Our default is to focus on as few of things as possible, and we recognize that running three intensive program areas simultaneously clashes some with that default. We don’t make this decision lightly—here’s our reasoning for why we think this is a good idea:

  • We need to work with the Alliance for Responsible Aquaculture (ARA) in order to have a group of farmers who are interested and willing to test improved welfare standards. Working with farmers also gives us significant clout with corporations and policymakers, who see it as a “noble initiative.”

  • There are synergistic effects to our credibility by working with each: Both the corporate and government work incentivizes farmer participation in the ARA. For instance, the possibility of someday selling to a large corporation at a welfare price premium increases farmer interest. And when farmers learn that we are working with a recognizable government institution, they (as well as the corporations) also gain greater interest.

  • We are somewhat skeptical we can effectively scale up without corporate or governmental support. The corporate work speeds up our timelines for scaling, and the governmental work offers in expectation the greatest reach (though with longer time horizons).

To learn more about our future plans, see our high-level theory of change.


Possible Avenues for a Successful Scaleup

The following are two possible avenues FWI could take in order to scale. We include them to give a sense of the strategies we may pursue later after we have resolved the question of our welfare standard.


Conditional Subsidies Model

The Indian government currently supports a large number of fish farmers through subsidies. These subsidies are offered by agencies like NFDB, NABARD & State Governments and aim to help farmers:

  1. Set up new farms

  2. Renovate existing farms

  3. Cover production costs through low-interest loans

  4. Secure their investment through insurance schemes

FWI could advocate for certain practices to be made prerequisites to apply for certain government subsidies (which makes some economic sense as well, given that higher welfare fish endure fewer mass mortality incidents). FWI intends to work with prominent government research institutes like CSIR-IGIB, NEERI, and/or CIFA to produce compelling research advocating for the incorporation of higher welfare standards. The ARA will provide the farms to produce the research connecting sustainability and food safety to fish welfare.

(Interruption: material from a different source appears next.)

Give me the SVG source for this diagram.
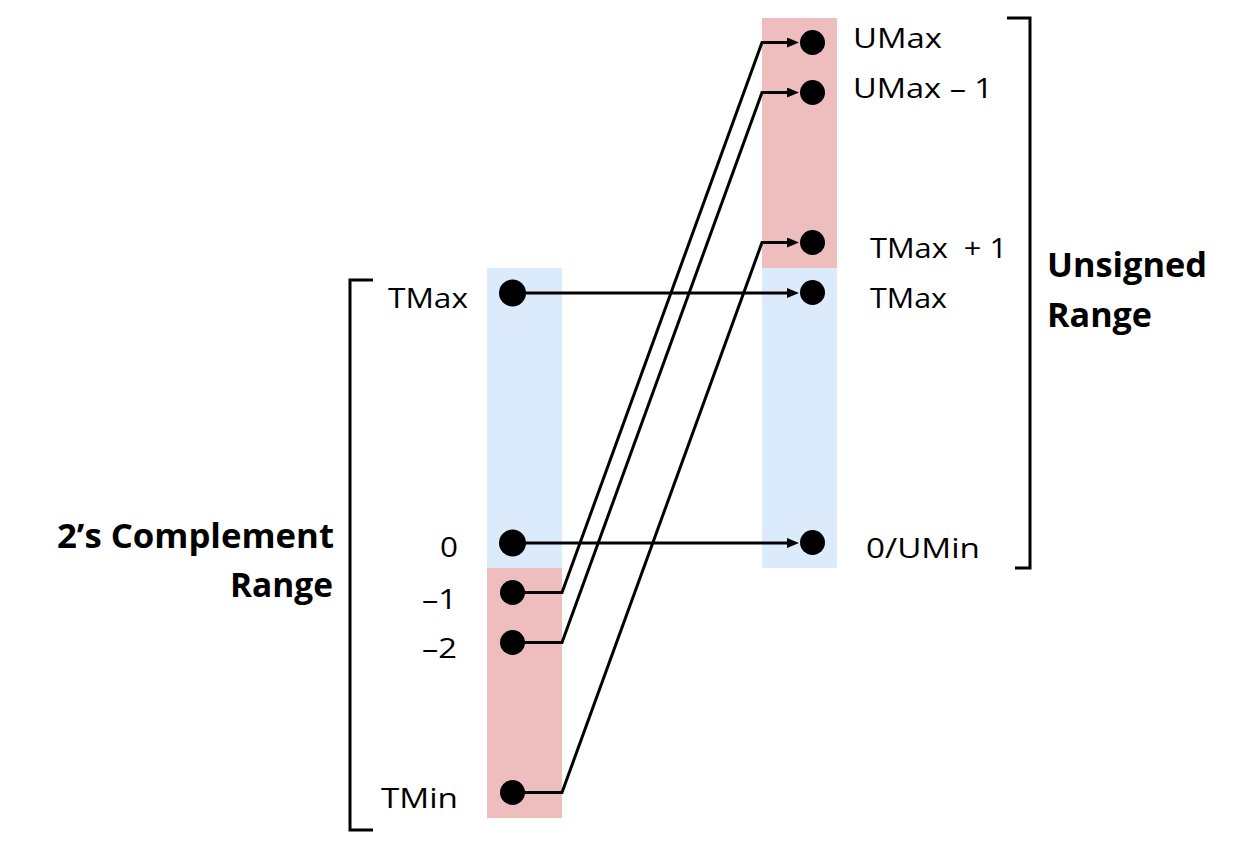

If these conditional subsidies were to be adopted by at least one state in India, they would potentially improve the lives of millions of fish. Audits from organizations like FWI must be made part of the process to ensure proper implementation of fish welfare on the farm.


Market Implementation Model

A reliable percentage of the Indian market has shown willingness to pay a premium for meat, milk, and eggs sourced from traditional or more ethical farms. Because fish products are gaining a reputation for having a high chemical footprint, it is the perfect moment to transition the sector. What may be more compelling to producers and consumers is that Indian state governments have begun cracking down on traders on these grounds. FWI could support the creation of brand labels that offer food safety through the incorporation of higher welfare practices. The upscale market in various Indian cities is prepared to transition to products from higher welfare production systems.


To strengthen the reach of higher welfare fish, FWI intends to produce compelling research connecting fish welfare and food safety through its projects with prominent government research institutes, such as the aforementioned CSIR-IGIB, NEERI, and/or CIFA. This research would also enable FWI to advocate for incorporating welfare standards requirements in government fish markets, which have the largest market share in the country.